Ancak, 213 sayılı Vergi Usul Kanununun 11'inci maddesine 3239 sayılı Kanunun 2'nci maddesiyle eklenen 3'üncü fıkrasında; mal alım ve satımı ve hizmet ifası dolayısıyla vergi kesintisi yapmak ve vergi dairesine yatırmak zorunda olanların, bu yükümlülükleri yerine getirmemeleri halinde, verginin ödenmesinden, alım satıma taraf olanlar ile hizmetten yararlananlar, aralarında zımnen dahi olsa irtibat olduğu tespit olunanların müteselsilen sorumlu tutulacakları öngörülmüş olup maddenin gerekçesinde kesilen vergilerin ve tahsil edilen katma değer vergilerinin mutlaka vergi dairesine yatırılmasının amaçlandığı; vergiyi kestiği veya tahsil ettiği halde vergi dairesine yatırmayanları zorlamak ve bu görevlerini yerine getirmelerini sağlamak için alım satıma taraf olanlar ve hizmetten yararlananlar müteselsilen sorumlu tutularak, gerçek yükümlünün bu görevini yapmasının sağlanmış olacağı belirtildikten sonra, katma değer vergisini tahsil edip vergi dairesine yatırmak zorunda olan bir kısım mükellefler tarafından, bu yükümlülüklerin yerine getirilmemesi amacı ile bir takım paravan firmalar kurulduğu; bu firmaların uhdelerinde önemli vergi birikmesine karşılık bu vergileri süresi içinde vergi dairesine yatırmadan ortadan kayboldukları; herhangi bir mal varlığı bulunmayan bu firmalardan vergi borcunun tahsil edilemediği; söz konusu firmaların çoğu kez vergi kaçırmak amacıyla büyük alıcılar tarafından kurulduğu; bu tür paravan şirket kurulmasını önlemek maksadıyla bu maddenin düzenlendiği vurgulanmıştır.

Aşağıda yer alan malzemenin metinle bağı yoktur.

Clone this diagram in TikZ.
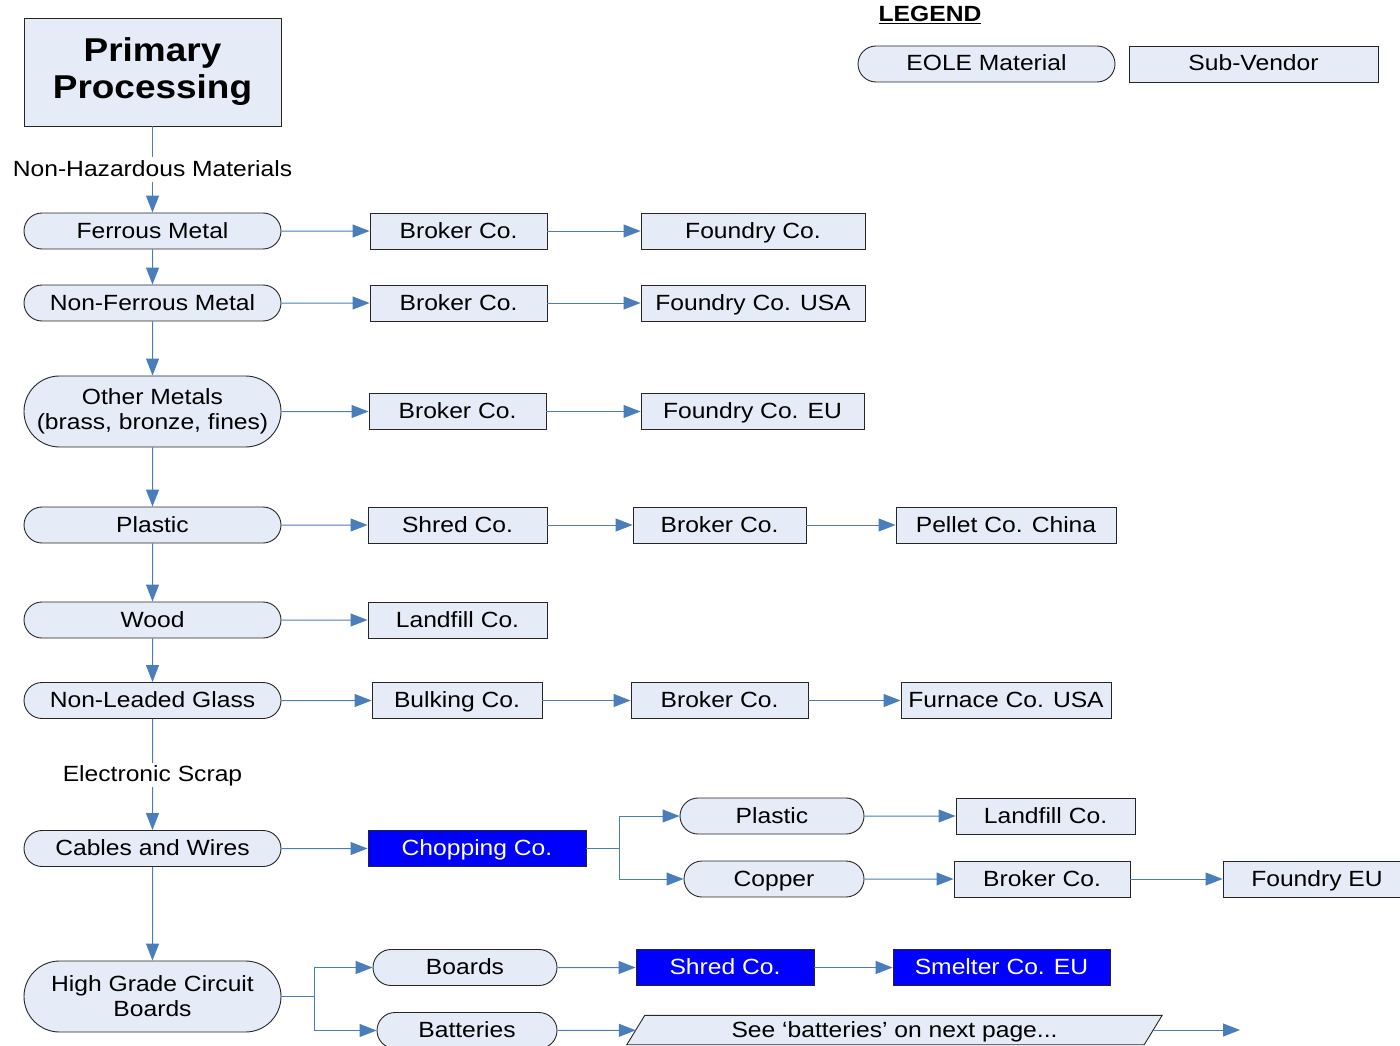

Buna göre, 213 sayılı Kanunun 11'inci maddesinin katma değer vergisi ihtilaflarına da uygulanacağı anlaşılmaktadır. Ancak, bu maddedeki müteselsil sorumluluğun katma değer vergisi ihtilaflarına uygulanabilmesi için, alım satıma taraf olan kişi ve kuruluşlar arasında vergiyi zıyaa uğratma yönünden bir irtibat bulunduğunun idarece tespit edilmesi veya hükme esas alınabilecek kuvvette bir izlenim edinilmesi şarttır.

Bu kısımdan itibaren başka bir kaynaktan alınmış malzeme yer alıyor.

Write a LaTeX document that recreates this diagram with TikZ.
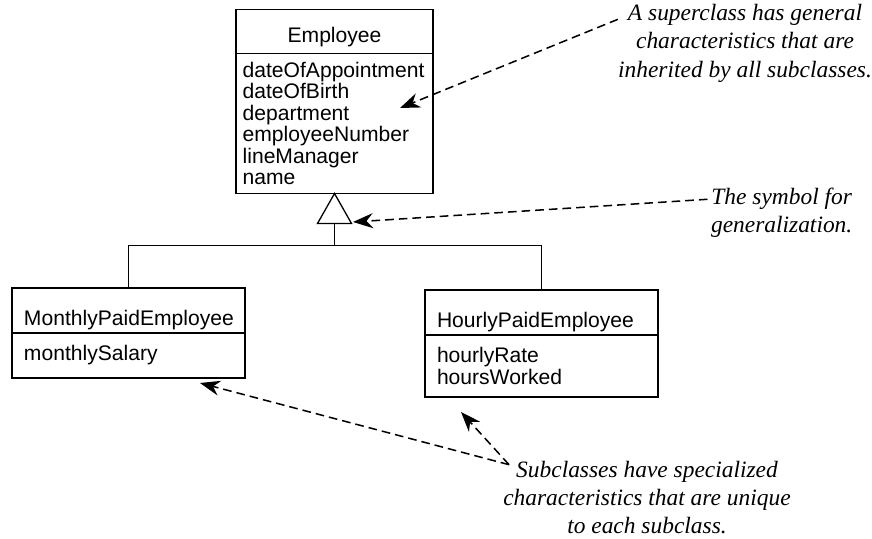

Dosyada mevcut vergi inceleme raporu ve eklerinin incelenmesinden, davacının satın aldığı malın bedelini katma değer vergisi ile birlikte ödediği, faturaları yasal defterine kaydederek indirim konusu yaptığı; mal alımında bulunduğu şirket ile davacı arasında vergiyi zıyaa uğratma yönünden bir irtibat bulunduğu hususunda da herhangi bir tespit yapılmadığı gibi, iddia da ileri sürülmediği anlaşılmaktadır.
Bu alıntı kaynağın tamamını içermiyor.